La ligne rouge représente le ratio entre inflation au Japon et inflation aux USA. Comme elle baisse structurellement, cela veut dire que l’inflation au Japon a été inférieure à l’inflation aux USA et que donc le yen devrait monter structurellement vis-à-vis du dollar, ce qui s’est produit.
Mais les marchés sont imparfaits et sujets à des foucades comme nous le savons tous. Parfois, ils sont en avance sur la réalité, parfois ils sont en retard et c’est ce qui offre à l’investisseur des possibilités de placements sans grands risques. Pour mesurer ces opportunités, il suffit de calculer la différence en pourcentage entre la ligne bleue- là où est le marché- et la ligne rouge, -là où il devrait être. C’est ce que je fais dans le graphique suivant.
CQFD.
Le yen est sous-évalué d’environ 30 % vis-à-vis du dollar US, ce qui est beaucoup.
La question suivante c’est bien entendu quels sont les effets économiques de cette sous-évaluation ?
La réponse est simple : les sociétés japonaises qui sont en concurrence avec des sociétés américaines vont leur tailler des croupières puisqu’elles sont beaucoup plus compétitives. La sous-évaluation du yen favorise les sociétés exportatrices japonaises au détriment des sociétés américaines. Par contre, le consommateur japonais est pénalisé puisqu’il ne peut pas acheter autant que son travail devrait le lui permettre de produits américains tandis que le consommateur américain peut continuer à vivre au-dessus de ses moyens.
Tout cela veut dire que le commerce extérieur japonais va voir ses surplus croître de plus en plus, l’inverse étant vrai pour le commerce extérieur américain.

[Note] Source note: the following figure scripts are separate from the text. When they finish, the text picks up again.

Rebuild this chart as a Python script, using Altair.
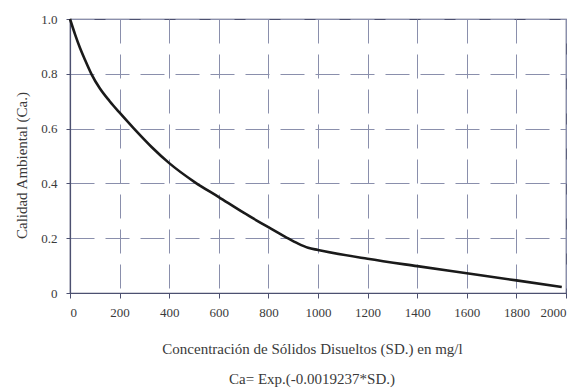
import altair as alt
import pandas as pd

# values
sd = [0, 20, 40, 60, 86, 120, 160, 200, 258, 330, 400, 504, 600, 700, 800, 868, 920, 960, 1000,
      1200, 1400, 1600, 1800, 1983]
ca = [1.0, 0.945, 0.895, 0.852, 0.80, 0.747, 0.70, 0.658, 0.6, 0.532, 0.474, 0.404, 0.35, 0.293,
      0.24, 0.205, 0.18, 0.165, 0.157, 0.125, 0.098, 0.072, 0.046, 0.022]
x_ticks = [0, 200, 400, 600, 800, 1000, 1200, 1400, 1600, 1800, 2000]
y_ticks = [0, 0.2, 0.4, 0.6, 0.8, 1.0]
x_title = "Concentración de Sólidos Disueltos (SD.) en mg/l"
y_title = "Calidad Ambiental (Ca.)"
caption = "Ca= Exp.(-0.0019237*SD.)"

FONT = "Liberation Serif"
GRID = "#8a8fac"
AXIS = "#4c5070"
TEXT = "#3a3a3a"

df = pd.DataFrame({"sd": sd, "ca": ca})
cap_df = pd.DataFrame({"t": [caption]})

x = alt.X("sd:Q", scale=alt.Scale(domain=[0, 2000], nice=False),
          axis=alt.Axis(values=x_ticks, format="d", title=x_title, titleX=242, titleY=60,
                        titleAlign="center", titleBaseline="alphabetic",
                        labelPadding=8, tickSize=5, labelFontSize=13, titleFontSize=15,
                        titleFontWeight="normal"))
y = alt.Y("ca:Q", scale=alt.Scale(domain=[0, 1], nice=False),
          axis=alt.Axis(values=y_ticks, title=y_title,
                        labelExpr="datum.value == 0 ? '0' : format(datum.value, '.1f')",
                        labelPadding=9, tickSize=4, labelFontSize=13, titleFontSize=15,
                        titleFontWeight="normal", titleX=-49, titleY=146, titleAngle=270,
                        titleAlign="center", titleBaseline="middle"))

line = alt.Chart(df).mark_line(color="#1a1a1a", strokeWidth=2.6, interpolate="monotone").encode(
    x=x, y=y)

cap = alt.Chart(cap_df).mark_text(font=FONT, fontSize=15, color=TEXT, align="center",
                                  baseline="alphabetic").encode(
    text="t:N", x=alt.value(242), y=alt.value(365))

chart = (line + cap).properties(
    width=496, height=274,
    autosize=alt.AutoSizeParams(type="none"),
    padding={"left": 62, "top": 11, "right": 6, "bottom": 97},
).configure(background="white").configure_view(
    stroke=AXIS, strokeWidth=1.2
).configure_axis(
    grid=True, gridColor=GRID, gridDash=[24, 11], gridWidth=1, gridOpacity=1,
    domainColor=AXIS, domainWidth=1.2, tickColor=AXIS, tickWidth=1,
    labelFont=FONT, titleFont=FONT, labelColor=TEXT, titleColor=TEXT,
)

chart.save("out.html", embed_options={"renderer": "svg", "actions": False})
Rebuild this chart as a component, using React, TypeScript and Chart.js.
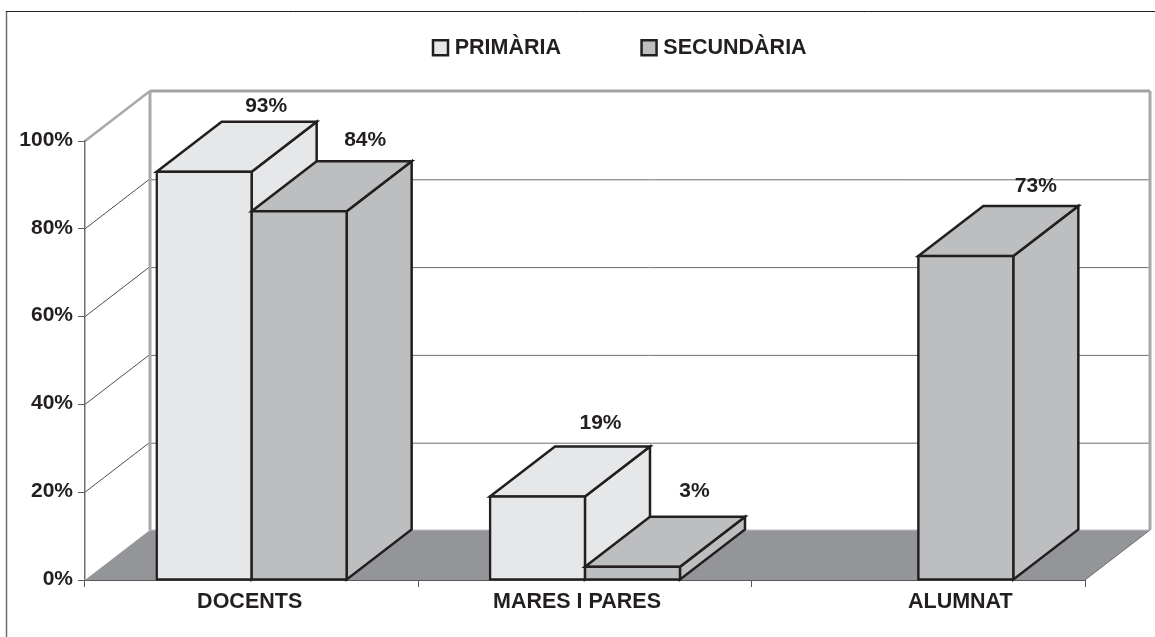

Et donc, dans le marché des changes, il va y avoir de plus en plus de dollars offerts et de moins en moins de yens, ce qui à terme fera monter le yen par rapport au dollar et nous retournerons comme toujours à la PPA.
Mais il n’y a pas que le dollar et le yen dans le monde.
Si je fais le calcul de la PPA entre le Japon et l’Allemagne cette fois ci, je trouve que le yen est sous-évalué par rapport à la devise allemande d’environ 25 %, ce qui historiquement est beaucoup.
Or le Japon et l’Allemagne offrent le même genre de produits au reste du monde : voitures, matériels de transport, machines-outils, robots, chimie fine, etc… et les produits japonais sont d’une qualité tout à fait comparable aux produits allemands.
Il est donc probable que l’industrie japonaise va commencer à « faire mal » à l’industrie allemande dont les marges pourraient être mises sous pression par l’extrême sous-évaluation du yen. Et c’est bien entendu pour cela que depuis plusieurs mois je recommande aux lecteurs de l’IDL de vendre leurs valeurs allemandes pour acheter des valeurs similaires au Japon. Ils vont gagner à la fois sur le cours de bourse (ce qui a bien commencé) et ensuite sur le taux de change. Quand tout cela aura eu lieu, alors il faudra vendre.
Mais nous avons bien le temps…
Un mot pour conclure sur l’Euro.
Comme le lecteur s’en rend compte, entre l’Italie et l’Allemagne, un ajustement de la différence de compétitivité par le taux de change n’est plus possible puisque celui-ci a était fixé pour toujours nous dit -on. Et donc la variable d’ajustement est les marges des sociétés qui ne cessent de monter en Allemagne et de baisser en Italie.
Et les pauvres sociétés italiennes (ou françaises) qui seraient en concurrence à la fois avec le Japon ET l’Allemagne vont aller au tapis, voilà qui est certain, à moins de sortir toutes leurs productions et de France et d’Italie, ce qu’elles s’efforcent de faire aussi vite qu’elles le peuvent.
Et il ne peut pas en être autrement.
Comme je ne cesse de le dire depuis le début : l’Euro va tuer l’Europe que j’aimais et c’est en bonne, en très bonne voie.